そして最後に作るのが簡単でなくてはなりません。シンチレータ結晶には様々な種類がありますが、中でも高性能な材料としてCe:Gd3(Al,Ga)5O12が挙げられます。見ただけで、結構たくさんの元素が入った複雑そうな結晶だなと感じますね。

Ce:Gd3(Al,Ga)5O12結晶(リンク先より引用)

まあ、この複雑そうというのは、実際に組成をデザインするときの難しさになると思いますが、もっと厄介なのは、このような結晶を作れるかどうかです。おそらく結晶づくりというと、氷の結晶を思い浮かべるかもしれませんが、氷と違ってシンチレータは単に冷やせばOKというわけにはいきません。

そもそもセラミックスなので、かなり高温でないとそもそも融けないんですよね。そして結晶ができる温度というのは、この材料組成にかなり影響を受けます。数パーセント割合が異なるだけで、思ったように結晶はできません。

このようなリアルな事情があるため、結晶製造には非常に多くの労力がかかることも想像できます。

シンチレータ結晶は少なくとも上に挙げたようなたくさんの課題をクリアしなければなりません。(これは半導体でも課題の種類は変われど同じです。みなさんが思っているほど簡単にはできないんです。)

シンチレーターの応用例

放射線が当たると蛍光を発するシンチレーターは主に検出器の材料として使われています。

その1つであるX線センサーについては近いうちにnoteで記事にしようと思いますが、ここではシンチレーターの応用例をざっと例を挙げてみます。

・X線衛星
・X線撮影(レントゲン・CT・PET・危険物検知器)
・医療用PET(ガンマ線の検知)
・石油検知
・素粒子検知

このように見てみると、宇宙から医療、そして素粒子と本当に幅広い分野で利用されています。

当然、1種類のシンチレーターでできるわけではありませんが、シンチレーターの応用の幅はわかってもらえるかと思います。

おそらく一般には全く知られていないであろうシンチレーターですが、実は最先端の科学を陰で支えてくれているんですね。

それに加えてシンチレーターは結晶材料では半導体、圧電素子に次ぐ市場を持っているそうです。
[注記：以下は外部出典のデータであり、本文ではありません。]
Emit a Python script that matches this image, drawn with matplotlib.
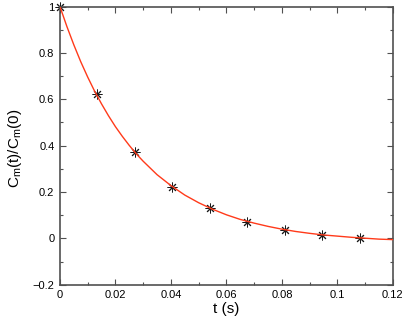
import matplotlib
matplotlib.use("Agg")
import matplotlib.pyplot as plt
from matplotlib.ticker import MultipleLocator

plt.rcParams['font.family'] = ['Liberation Sans', 'DejaVu Sans']

# measured points
t_data = [0.0, 0.0135, 0.027, 0.0405, 0.054, 0.0675, 0.081, 0.0945, 0.108]
c_data = [1.0, 0.623, 0.373, 0.222, 0.130, 0.073, 0.035, 0.015, 0.001]

# fitted curve
t_fit = [0.0, 0.0025, 0.005, 0.0075, 0.01, 0.0125, 0.015, 0.0175, 0.02, 0.0225,
         0.025, 0.0275, 0.03, 0.035, 0.04, 0.045, 0.05, 0.055, 0.06, 0.065,
         0.07, 0.075, 0.08, 0.085, 0.09, 0.095, 0.1, 0.105, 0.11, 0.115, 0.12]
c_fit = [1.0, 0.914, 0.835, 0.762, 0.696, 0.635, 0.580, 0.529, 0.482, 0.440,
         0.401, 0.365, 0.333, 0.275, 0.228, 0.187, 0.154, 0.126, 0.102, 0.082,
         0.066, 0.052, 0.040, 0.030, 0.022, 0.015, 0.010, 0.005, 0.001, -0.003, -0.005]

fig = plt.figure(figsize=(4.05, 3.27), dpi=100)
ax = fig.add_axes([0.148, 0.129, 0.822, 0.851])

ax.plot(t_data, c_data, linestyle='none', marker=(8, 2, 0), markersize=7,
        markeredgewidth=0.7, color='#1a1a1a', zorder=2, clip_on=False)
ax.plot(t_fit, c_fit, color='#ff3a1a', lw=1.0, zorder=3)

ax.set_xlim(0, 0.12)
ax.set_ylim(-0.2, 1.0)
ax.xaxis.set_minor_locator(MultipleLocator(0.01))
ax.yaxis.set_minor_locator(MultipleLocator(0.1))
ax.set_xticks([0, 0.02, 0.04, 0.06, 0.08, 0.1, 0.12])
ax.set_xticklabels(['0', '0.02', '0.04', '0.06', '0.08', '0.1', '0.12'])
ax.set_yticks([-0.2, 0, 0.2, 0.4, 0.6, 0.8, 1.0])
ax.set_yticklabels(['\u22120.2', '0', '0.2', '0.4', '0.6', '0.8', '1'])

ax.tick_params(which='both', direction='in', top=True, right=True,
               color='#505050', labelsize=8, pad=4)
ax.tick_params(which='major', length=4, width=0.8)
ax.tick_params(which='minor', length=2.5, width=0.8)
for s in ax.spines.values():
    s.set_color('#505050')
    s.set_linewidth(1.2)

ax.set_xlabel('t (s)', fontsize=11, labelpad=1)
ax.set_ylabel('C$_\\mathregular{m}$(t)/C$_\\mathregular{m}$(0)', fontsize=11)
ax.yaxis.set_label_coords(-0.108, 0.49)

fig.savefig('out.png', dpi=100)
つまり、私たちの想像以上にビジネスの世界でも重要な材料であることは確かです。

最後に

今回は放射線をキャッチして光る物質シンチレーターについて紹介してみました。

シンチレーターの研究は今でも精力的に行われており、これからも発展が見込める分野の1つです。
地味な材料研究ですが、このような技術が私たちの生活を豊かにしてくれることを忘れずに生きていきたいですね。